Select this option to calculate descriptors for a CSV file with formulations data. Click Load to open the Formulation Data File dialog box, where you can navigate to the file. The name of the file you selected is displayed to the right of the Load button. This CSV file is copied into the job directory as jobname.csv.

The CSV file for formulations must adhere to a specific format with headers that are compatible with the panel. These headers must include identification for each formulation (ID), the structures of the components in SMILES format (SMILES_n) or paths to the files containing the component structure (STRUCTURE_FILE_n), and their relative compositions in percentages (comp_n). Optionally the names of all components separated by the pipe ("|") character in the same order as the SMILES_n columns (label) and the total number of components in the formulation (num_components) can be specified. The compositions (comp_n) must sum up to 100% for each formulation.

For example, a system of up to 3 components should have 3 columns for SMILES strings or structure files, and compositions. The headers for such a CSV file are:

ID,SMILES_0,SMILES_1,SMILES_2,STRUCTURE_FILE_0,STRUCTURE_FILE_1,STRUCTURE_FILE_2,comp_0,comp_1,comp_2,label,num_components

See the Using the MD Descriptors Panel section for more information.

Simulation protocols section

Specify options for the MD simulation.

Temperature text box

Specify the temperature to be used, in kelvin.

Pressure text box

Specify the pressure to be used, in bar.

Maximum system size text box

Specify the maximum number of atoms to pack into the amorphous simulation cell. This is treated as a target value, the actual number of atoms may be less than the specified value to maintain the specified number of molecules or ratio of molecules.

Save intermediate data option and menu

Select this option to save data from the Desmond MD simulations. By default it is not selected, as the simulation files can be large and are not needed for the generation of descriptors. The menu has two choices:

  • CMS files—save the CMS files from each of the Desmond simulations. These are the files that contain the structure and force field information.
  • CMS and trajectory—save the CMS files and the trajectories from each of the Desmond simulations. Note that trajectory files can be large and may take up a lot of disk space.
Job toolbar

Manage job submission and settings. See Job Toolbar for a description of this toolbar.

The Job Settings button opens the MD Descriptors - Job Settings Dialog Box, where you can make settings for running the job.

Status bar

Use the Reset button to reset the panel to its default settings and clear any data from the panel. If the panel has a Job toolbar, you can also reset the panel from the Settings button menu.

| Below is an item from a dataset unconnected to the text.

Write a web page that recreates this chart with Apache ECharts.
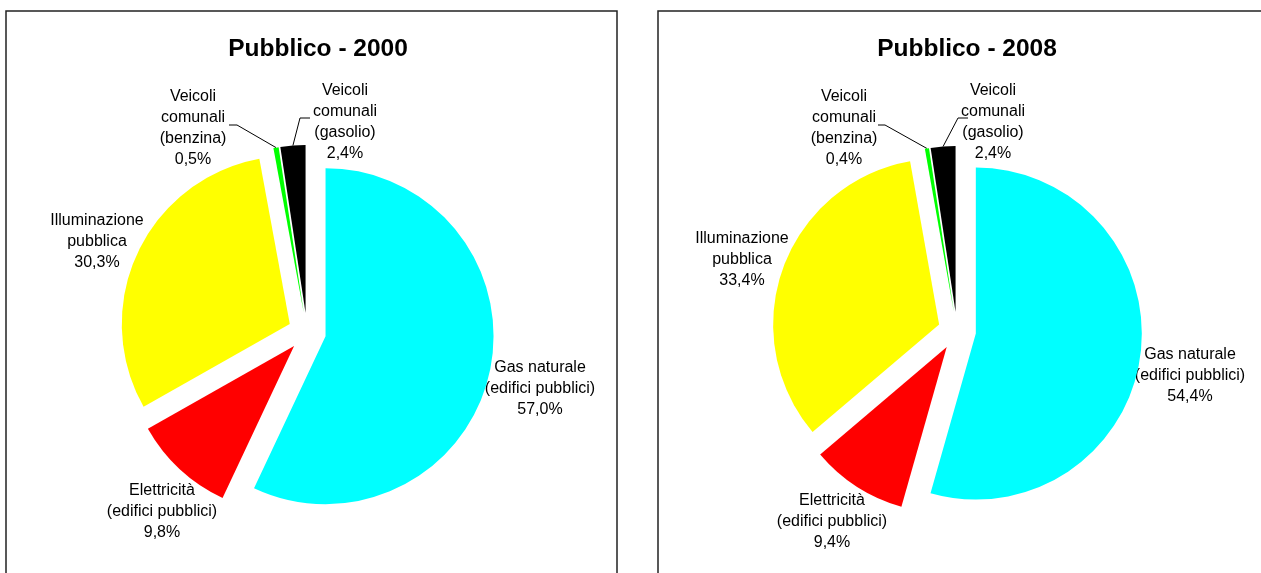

If you can submit a job from the panel, the status bar displays information about the current job settings and status for the panel. The settings include the job name, task name and task settings (if any), number of subjobs (if any) and the host name and job incorporation setting. The job status can include messages about job start, job completion and incorporation.

The status bar also contains the Help button , which opens an option menu with choices to open the help topic for the panel (Documentation), launch Maestro Assistant, or if available, choose from an option menu of Tutorials. If the panel is used by one or more tutorials, hover over the Tutorials option to display a list of tutorials. Choosing a tutorial opens the tutorial topic.